I've been spending time this winter cutting down privet trees. They've been growing and seeding in at the wood's edge since we moved the house and I can't stand it anymore. I hate Chinese privet. There are about a dozen heaps of limbs with fruit piled up next to the woods.
We've been putting a lot of mulch around the trees up top. The dirt up there is poor and those trees aren't growing very fast. We put hay on top of the mulch and I spread Bidens seeds to help hide some of all of that mulch come summer.
I planted a winter honeysuckle by the drive (one of several propagated from the one in the big bed) so that I could pass by it on my way to take up the trash and get the mail. The flowers are so sweet and lemony.
A couple of weeks ago we took a last minute day trip to Chapel Hill and finally visited Camellia Forest Nursery. We bought two camellias and two Japanese flowering apricots (Prunus mume). This even though I have several apricot seedlings in pots. lol It's going to be a while before those seedlings are ready to go into the ground though, if they survive. Deer or rabbits ate them almost down to the ground earlier this winter. I moved them up to the porch to salvage what was left. This week they've been in the house so they wouldn't freeze. We got sleet and freezing rain earlier this week (and were so thankful we didn't get enough freezing rain to lose power). It's supposed to get back above freezing today and the remaining ice should melt this weekend.

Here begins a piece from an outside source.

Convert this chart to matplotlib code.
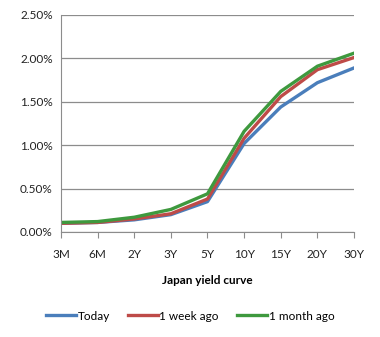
import matplotlib.pyplot as plt
from matplotlib.ticker import FuncFormatter

# dati della curva dei rendimenti
maturities = ["3M", "6M", "2Y", "3Y", "5Y", "10Y", "15Y", "20Y", "30Y"]
today = [0.10, 0.11, 0.14, 0.20, 0.35, 1.02, 1.44, 1.72, 1.89]
week_ago = [0.10, 0.11, 0.15, 0.21, 0.38, 1.08, 1.56, 1.87, 2.01]
month_ago = [0.11, 0.12, 0.17, 0.26, 0.44, 1.16, 1.62, 1.91, 2.06]

plt.rcParams['font.family'] = ['Lato', 'DejaVu Sans']

fig = plt.figure(figsize=(3.8, 3.37), dpi=100)
ax = fig.add_axes([0.1605, 0.3116, 0.7711, 0.6439])

x = range(len(maturities))
ax.plot(x, today, color="#4A7EBB", lw=2.4, label="Today")
ax.plot(x, week_ago, color="#BE4B48", lw=2.4, label="1 week ago")
ax.plot(x, month_ago, color="#3E993E", lw=2.4, label="1 month ago")

ax.set_xlim(0, len(maturities) - 1)
ax.set_ylim(0, 2.5)
ax.set_yticks([0, 0.5, 1.0, 1.5, 2.0, 2.5])
ax.yaxis.set_major_formatter(FuncFormatter(lambda v, p: "%.2f%%" % v))
ax.set_xticks(list(x))
ax.set_xticklabels(maturities)

ax.grid(axis="y", color="#8C8C8C", lw=0.9)
ax.set_axisbelow(True)
for s in ["top", "right"]:
    ax.spines[s].set_visible(False)
ax.spines["left"].set_color("#8C8C8C")
ax.spines["bottom"].set_color("#8C8C8C")
ax.tick_params(axis="y", length=0, pad=6, labelsize=8.5, colors="#222222")
ax.tick_params(axis="x", length=4, color="#8C8C8C", pad=8, labelsize=8.5, labelcolor="#222222")

ax.set_xlabel("Japan yield curve", fontsize=8.5, fontweight="bold", labelpad=11)

ax.legend(loc="center", bbox_to_anchor=(0.5, 0.062), bbox_transform=fig.transFigure,
          ncol=3, frameon=False, fontsize=8.5, handlelength=2.6, handletextpad=0.1,
          columnspacing=1.5)

plt.savefig("out.png", dpi=100)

The other is Camellia sasanqua 'Mine-no-yuki'. Sasanquas are fall-blooming and typically fragrant. I have coveted this cultivar for years, after seeing it outside of the old Johnston County Ag Extension Building in Smithfield. It was covered in beautiful white fragrant flowers, growing next to a lovely pink sasanqua cultivar whose name escapes me now. The camellias were labelled, probably because so many people asked what they were. I planted it on the east side of the house after moving out all of the azaleas except for one Florida azalea and the coast azaleas from Sunlight Gardens. It was just too dry for them there. I moved them to the edge of the woods behind the house and paddock. Now the camellia's in the house since we expected a low of 5 degrees Thursday night. 0-5 degrees is about the limit of cold hardiness for C. sasanqua.
I love these new cultivars but I'm not sure I'll ever find one that I love more than the tree near the mailbox, grown from windfall fruit from the JC Raulston Arboretum. I gathered the fruit from underneath two old gorgeous unlabelled trees and my tree looks a lot like them. The fragrance is wonderful: cotton candy with warm overtones of clove and nutmeg. I've noticed that the fragrance of some cultivars like 'Peggy Clarke' goes a little "off" as the flowers age or gets frozen, but that's never the case with this one.
I grew other apricots from seed at the same time as the tree near the mailbox. One went into the big perennial bed and then died a few years later (borers?), and three went to my MIL.
One of her trees is small tree, with white flowers. From a distance the tree can appear sort of a dirty white because of the brown petals of the spent flowers, but up close it is glorious. The fragrance is similar to that of our new white tree, more perfume-y and less like spicy cotton candy.
The other two trees are almost like twins, and much like the tree I planted in the big bed, with cupped dark pink flowers. There was a 'Matsubara Red' at the Arboretum whose fruit I also gathered and so these are probably offspring of that tree. Like our new red apricot, the flowers smell like sweet cinnamon. They are bigger than both my tree and her white tree.